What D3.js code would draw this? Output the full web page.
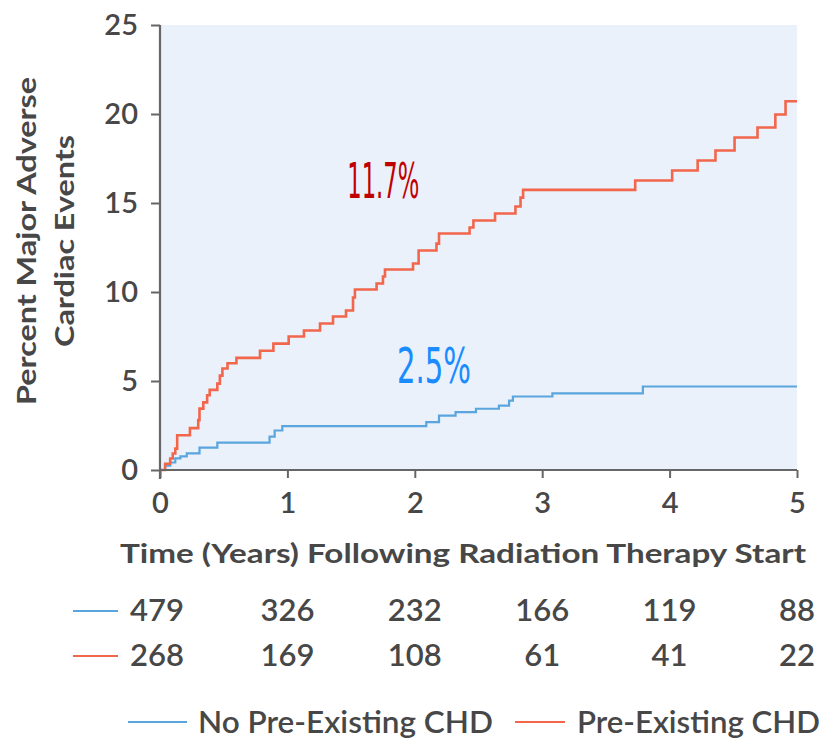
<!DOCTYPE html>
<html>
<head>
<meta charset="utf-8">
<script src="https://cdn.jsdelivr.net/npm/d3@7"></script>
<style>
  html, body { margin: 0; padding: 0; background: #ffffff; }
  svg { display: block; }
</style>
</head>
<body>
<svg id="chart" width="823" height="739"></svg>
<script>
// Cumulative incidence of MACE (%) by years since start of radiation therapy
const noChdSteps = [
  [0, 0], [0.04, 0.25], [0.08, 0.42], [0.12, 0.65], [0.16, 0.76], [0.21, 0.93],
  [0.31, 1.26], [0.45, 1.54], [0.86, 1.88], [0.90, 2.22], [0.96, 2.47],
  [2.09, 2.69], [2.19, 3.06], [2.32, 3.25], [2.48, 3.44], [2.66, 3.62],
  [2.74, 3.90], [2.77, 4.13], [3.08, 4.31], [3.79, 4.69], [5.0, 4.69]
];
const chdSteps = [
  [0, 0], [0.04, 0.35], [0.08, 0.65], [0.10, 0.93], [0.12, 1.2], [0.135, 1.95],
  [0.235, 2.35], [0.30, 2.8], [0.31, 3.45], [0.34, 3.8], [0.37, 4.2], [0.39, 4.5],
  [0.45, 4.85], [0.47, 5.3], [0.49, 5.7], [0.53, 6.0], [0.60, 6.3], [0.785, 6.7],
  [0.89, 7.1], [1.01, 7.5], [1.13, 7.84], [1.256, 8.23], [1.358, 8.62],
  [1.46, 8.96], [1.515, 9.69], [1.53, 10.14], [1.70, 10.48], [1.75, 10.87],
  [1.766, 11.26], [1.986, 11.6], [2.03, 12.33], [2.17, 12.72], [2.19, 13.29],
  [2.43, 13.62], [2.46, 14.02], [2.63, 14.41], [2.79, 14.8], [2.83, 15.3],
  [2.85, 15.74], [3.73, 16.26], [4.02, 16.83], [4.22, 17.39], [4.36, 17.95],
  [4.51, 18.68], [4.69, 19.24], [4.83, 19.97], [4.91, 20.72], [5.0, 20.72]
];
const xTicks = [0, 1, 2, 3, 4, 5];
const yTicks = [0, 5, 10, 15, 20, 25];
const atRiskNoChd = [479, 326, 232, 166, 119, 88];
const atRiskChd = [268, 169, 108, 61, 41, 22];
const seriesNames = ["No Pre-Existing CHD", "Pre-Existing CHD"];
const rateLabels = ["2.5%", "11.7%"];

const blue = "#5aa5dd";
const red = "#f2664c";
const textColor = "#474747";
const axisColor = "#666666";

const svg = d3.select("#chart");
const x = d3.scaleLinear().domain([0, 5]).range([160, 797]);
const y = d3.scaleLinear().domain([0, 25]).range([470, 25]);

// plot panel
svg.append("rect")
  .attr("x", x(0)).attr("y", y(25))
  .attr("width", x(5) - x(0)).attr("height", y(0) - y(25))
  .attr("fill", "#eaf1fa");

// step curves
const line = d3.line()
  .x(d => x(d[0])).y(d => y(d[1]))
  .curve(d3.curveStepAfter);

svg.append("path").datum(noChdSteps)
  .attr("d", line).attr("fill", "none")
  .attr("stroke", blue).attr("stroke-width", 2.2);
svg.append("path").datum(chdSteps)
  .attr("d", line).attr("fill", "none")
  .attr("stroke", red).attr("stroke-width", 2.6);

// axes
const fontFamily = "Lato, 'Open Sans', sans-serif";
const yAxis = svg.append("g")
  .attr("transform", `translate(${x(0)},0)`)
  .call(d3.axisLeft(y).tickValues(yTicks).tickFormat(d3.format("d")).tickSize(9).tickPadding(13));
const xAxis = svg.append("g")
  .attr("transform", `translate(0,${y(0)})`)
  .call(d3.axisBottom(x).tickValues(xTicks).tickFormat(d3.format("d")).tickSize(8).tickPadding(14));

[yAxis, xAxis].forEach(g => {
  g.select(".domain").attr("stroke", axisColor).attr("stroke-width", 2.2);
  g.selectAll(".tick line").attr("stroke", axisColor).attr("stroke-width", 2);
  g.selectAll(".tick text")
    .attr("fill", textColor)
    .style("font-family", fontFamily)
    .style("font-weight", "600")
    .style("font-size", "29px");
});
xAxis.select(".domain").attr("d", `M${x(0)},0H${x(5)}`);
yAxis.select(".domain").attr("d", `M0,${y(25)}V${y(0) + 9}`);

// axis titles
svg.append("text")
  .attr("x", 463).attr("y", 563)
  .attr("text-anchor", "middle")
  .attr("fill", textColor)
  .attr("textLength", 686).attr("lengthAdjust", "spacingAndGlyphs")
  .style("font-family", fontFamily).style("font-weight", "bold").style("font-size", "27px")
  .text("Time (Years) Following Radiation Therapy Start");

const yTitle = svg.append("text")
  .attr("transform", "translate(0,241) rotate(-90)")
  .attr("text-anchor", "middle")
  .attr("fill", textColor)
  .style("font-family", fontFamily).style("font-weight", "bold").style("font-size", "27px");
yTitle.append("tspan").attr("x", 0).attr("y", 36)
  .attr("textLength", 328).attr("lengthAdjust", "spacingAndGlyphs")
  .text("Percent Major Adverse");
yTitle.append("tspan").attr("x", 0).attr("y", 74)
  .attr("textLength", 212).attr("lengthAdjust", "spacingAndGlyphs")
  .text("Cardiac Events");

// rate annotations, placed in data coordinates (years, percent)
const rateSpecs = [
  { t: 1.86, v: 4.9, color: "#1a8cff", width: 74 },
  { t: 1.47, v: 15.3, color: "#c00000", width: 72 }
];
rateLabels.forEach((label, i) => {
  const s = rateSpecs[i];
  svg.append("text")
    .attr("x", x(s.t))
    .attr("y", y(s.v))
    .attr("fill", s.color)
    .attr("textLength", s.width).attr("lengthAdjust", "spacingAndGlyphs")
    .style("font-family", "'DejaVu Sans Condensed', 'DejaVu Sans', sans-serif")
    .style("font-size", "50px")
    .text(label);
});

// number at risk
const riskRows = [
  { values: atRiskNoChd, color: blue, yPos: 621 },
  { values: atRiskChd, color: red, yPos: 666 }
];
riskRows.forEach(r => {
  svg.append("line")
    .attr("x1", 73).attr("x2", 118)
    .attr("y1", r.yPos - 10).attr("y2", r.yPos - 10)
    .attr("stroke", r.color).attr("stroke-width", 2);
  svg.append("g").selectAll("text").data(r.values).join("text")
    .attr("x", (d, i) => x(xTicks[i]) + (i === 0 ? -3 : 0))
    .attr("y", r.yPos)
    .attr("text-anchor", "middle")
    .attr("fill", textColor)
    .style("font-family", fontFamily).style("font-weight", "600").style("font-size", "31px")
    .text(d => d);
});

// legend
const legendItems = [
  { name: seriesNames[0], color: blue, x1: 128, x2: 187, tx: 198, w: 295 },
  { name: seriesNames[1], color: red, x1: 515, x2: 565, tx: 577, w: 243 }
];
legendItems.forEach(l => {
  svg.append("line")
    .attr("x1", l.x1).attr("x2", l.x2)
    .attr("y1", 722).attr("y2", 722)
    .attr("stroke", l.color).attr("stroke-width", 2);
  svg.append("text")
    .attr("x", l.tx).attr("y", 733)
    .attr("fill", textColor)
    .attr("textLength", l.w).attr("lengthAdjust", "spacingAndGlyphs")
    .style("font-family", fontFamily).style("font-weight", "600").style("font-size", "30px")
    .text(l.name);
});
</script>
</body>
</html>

SET EXERCISE>
Skipping the pictures, transcribe each line above exactly as it appears.

SOLUTION>
What D3.js code would draw this? Output the full web page.
<!DOCTYPE html>
<html>
<head>
<meta charset="utf-8">
<script src="https://cdn.jsdelivr.net/npm/d3@7"></script>
<style>
  html, body { margin: 0; padding: 0; background: #ffffff; }
  svg { display: block; }
</style>
</head>
<body>
<svg id="chart" width="823" height="739"></svg>
<script>
// Cumulative incidence of MACE (%) by years since start of radiation therapy
const noChdSteps = [
  [0, 0], [0.04, 0.25], [0.08, 0.42], [0.12, 0.65], [0.16, 0.76], [0.21, 0.93],
  [0.31, 1.26], [0.45, 1.54], [0.86, 1.88], [0.90, 2.22], [0.96, 2.47],
  [2.09, 2.69], [2.19, 3.06], [2.32, 3.25], [2.48, 3.44], [2.66, 3.62],
  [2.74, 3.90], [2.77, 4.13], [3.08, 4.31], [3.79, 4.69], [5.0, 4.69]
];
const chdSteps = [
  [0, 0], [0.04, 0.35], [0.08, 0.65], [0.10, 0.93], [0.12, 1.2], [0.135, 1.95],
  [0.235, 2.35], [0.30, 2.8], [0.31, 3.45], [0.34, 3.8], [0.37, 4.2], [0.39, 4.5],
  [0.45, 4.85], [0.47, 5.3], [0.49, 5.7], [0.53, 6.0], [0.60, 6.3], [0.785, 6.7],
  [0.89, 7.1], [1.01, 7.5], [1.13, 7.84], [1.256, 8.23], [1.358, 8.62],
  [1.46, 8.96], [1.515, 9.69], [1.53, 10.14], [1.70, 10.48], [1.75, 10.87],
  [1.766, 11.26], [1.986, 11.6], [2.03, 12.33], [2.17, 12.72], [2.19, 13.29],
  [2.43, 13.62], [2.46, 14.02], [2.63, 14.41], [2.79, 14.8], [2.83, 15.3],
  [2.85, 15.74], [3.73, 16.26], [4.02, 16.83], [4.22, 17.39], [4.36, 17.95],
  [4.51, 18.68], [4.69, 19.24], [4.83, 19.97], [4.91, 20.72], [5.0, 20.72]
];
const xTicks = [0, 1, 2, 3, 4, 5];
const yTicks = [0, 5, 10, 15, 20, 25];
const atRiskNoChd = [479, 326, 232, 166, 119, 88];
const atRiskChd = [268, 169, 108, 61, 41, 22];
const seriesNames = ["No Pre-Existing CHD", "Pre-Existing CHD"];
const rateLabels = ["2.5%", "11.7%"];

const blue = "#5aa5dd";
const red = "#f2664c";
const textColor = "#474747";
const axisColor = "#666666";

const svg = d3.select("#chart");
const x = d3.scaleLinear().domain([0, 5]).range([160, 797]);
const y = d3.scaleLinear().domain([0, 25]).range([470, 25]);

// plot panel
svg.append("rect")
  .attr("x", x(0)).attr("y", y(25))
  .attr("width", x(5) - x(0)).attr("height", y(0) - y(25))
  .attr("fill", "#eaf1fa");

// step curves
const line = d3.line()
  .x(d => x(d[0])).y(d => y(d[1]))
  .curve(d3.curveStepAfter);

svg.append("path").datum(noChdSteps)
  .attr("d", line).attr("fill", "none")
  .attr("stroke", blue).attr("stroke-width", 2.2);
svg.append("path").datum(chdSteps)
  .attr("d", line).attr("fill", "none")
  .attr("stroke", red).attr("stroke-width", 2.6);

// axes
const fontFamily = "Lato, 'Open Sans', sans-serif";
const yAxis = svg.append("g")
  .attr("transform", `translate(${x(0)},0)`)
  .call(d3.axisLeft(y).tickValues(yTicks).tickFormat(d3.format("d")).tickSize(9).tickPadding(13));
const xAxis = svg.append("g")
  .attr("transform", `translate(0,${y(0)})`)
  .call(d3.axisBottom(x).tickValues(xTicks).tickFormat(d3.format("d")).tickSize(8).tickPadding(14));

[yAxis, xAxis].forEach(g => {
  g.select(".domain").attr("stroke", axisColor).attr("stroke-width", 2.2);
  g.selectAll(".tick line").attr("stroke", axisColor).attr("stroke-width", 2);
  g.selectAll(".tick text")
    .attr("fill", textColor)
    .style("font-family", fontFamily)
    .style("font-weight", "600")
    .style("font-size", "29px");
});
xAxis.select(".domain").attr("d", `M${x(0)},0H${x(5)}`);
yAxis.select(".domain").attr("d", `M0,${y(25)}V${y(0) + 9}`);

// axis titles
svg.append("text")
  .attr("x", 463).attr("y", 563)
  .attr("text-anchor", "middle")
  .attr("fill", textColor)
  .attr("textLength", 686).attr("lengthAdjust", "spacingAndGlyphs")
  .style("font-family", fontFamily).style("font-weight", "bold").style("font-size", "27px")
  .text("Time (Years) Following Radiation Therapy Start");

const yTitle = svg.append("text")
  .attr("transform", "translate(0,241) rotate(-90)")
  .attr("text-anchor", "middle")
  .attr("fill", textColor)
  .style("font-family", fontFamily).style("font-weight", "bold").style("font-size", "27px");
yTitle.append("tspan").attr("x", 0).attr("y", 36)
  .attr("textLength", 328).attr("lengthAdjust", "spacingAndGlyphs")
  .text("Percent Major Adverse");
yTitle.append("tspan").attr("x", 0).attr("y", 74)
  .attr("textLength", 212).attr("lengthAdjust", "spacingAndGlyphs")
  .text("Cardiac Events");

// rate annotations, placed in data coordinates (years, percent)
const rateSpecs = [
  { t: 1.86, v: 4.9, color: "#1a8cff", width: 74 },
  { t: 1.47, v: 15.3, color: "#c00000", width: 72 }
];
rateLabels.forEach((label, i) => {
  const s = rateSpecs[i];
  svg.append("text")
    .attr("x", x(s.t))
    .attr("y", y(s.v))
    .attr("fill", s.color)
    .attr("textLength", s.width).attr("lengthAdjust", "spacingAndGlyphs")
    .style("font-family", "'DejaVu Sans Condensed', 'DejaVu Sans', sans-serif")
    .style("font-size", "50px")
    .text(label);
});

// number at risk
const riskRows = [
  { values: atRiskNoChd, color: blue, yPos: 621 },
  { values: atRiskChd, color: red, yPos: 666 }
];
riskRows.forEach(r => {
  svg.append("line")
    .attr("x1", 73).attr("x2", 118)
    .attr("y1", r.yPos - 10).attr("y2", r.yPos - 10)
    .attr("stroke", r.color).attr("stroke-width", 2);
  svg.append("g").selectAll("text").data(r.values).join("text")
    .attr("x", (d, i) => x(xTicks[i]) + (i === 0 ? -3 : 0))
    .attr("y", r.yPos)
    .attr("text-anchor", "middle")
    .attr("fill", textColor)
    .style("font-family", fontFamily).style("font-weight", "600").style("font-size", "31px")
    .text(d => d);
});

// legend
const legendItems = [
  { name: seriesNames[0], color: blue, x1: 128, x2: 187, tx: 198, w: 295 },
  { name: seriesNames[1], color: red, x1: 515, x2: 565, tx: 577, w: 243 }
];
legendItems.forEach(l => {
  svg.append("line")
    .attr("x1", l.x1).attr("x2", l.x2)
    .attr("y1", 722).attr("y2", 722)
    .attr("stroke", l.color).attr("stroke-width", 2);
  svg.append("text")
    .attr("x", l.tx).attr("y", 733)
    .attr("fill", textColor)
    .attr("textLength", l.w).attr("lengthAdjust", "spacingAndGlyphs")
    .style("font-family", fontFamily).style("font-weight", "600").style("font-size", "30px")
    .text(l.name);
});
</script>
</body>
</html>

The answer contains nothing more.